Don’t get me wrong, none of this is intended to disparage Bernie Sanders as a candidate, or his message. Indeed, I think very highly of him and would have been only too glad to vote for him in the general had the situation been reversed. His campaign was historic, and I’m truly glad he ran as he did. I think his presence in the campaign has helped to finally slow, or perhaps even stop the thirty-year long rightward slide of the nation’s political conversation. He was an important counterweight that helped to balance out the dangerous reactionary excess of the GOP.
However, the math is what it is. And it isn’t pretty.
So, enjoy the weekend. You earned it. But the odds are Sanders is a dead man walking. Maybe more like “Weekend at Bernie’s II” when he was reanimated through voodoo magic, but still.
[Edit 2:30pm 3/27/16] It’s come to my attention that, after resolving some conflicting information, North Dakota is also holding a caucus instead of a primary.
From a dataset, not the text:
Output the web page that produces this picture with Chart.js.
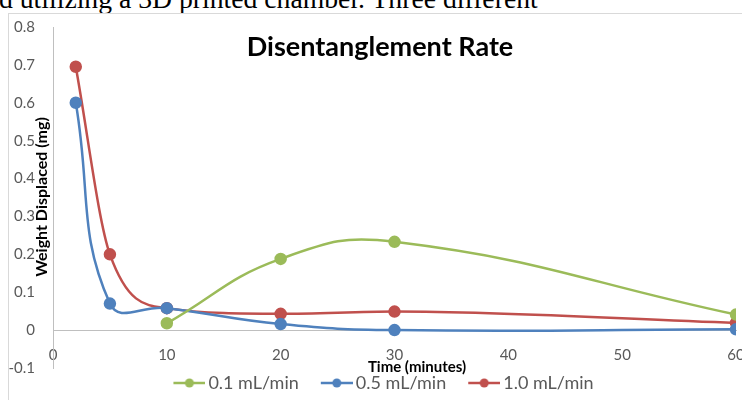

Still, considering Sanders was already expected to do well there, and the small number of delegates the state has to offer, the potential impact on the nomination is negligible.
Also, after giving some thought to Clinton’s single digit lead in Wisconsin, and the extraordinary efforts over the last several years on behalf of the Scott Walker administration to disenfranchise urban minority voters through Voter ID, reduced early and weekend voting hours, and new restrictions placed on voter registration, I think it’s actually slightly more likely than not that Sanders wins the state despite the polls on April 5th. But again, his margin of victory wouldn’t be large enough to make a meaningful impact on the delegate math in the long run if he does.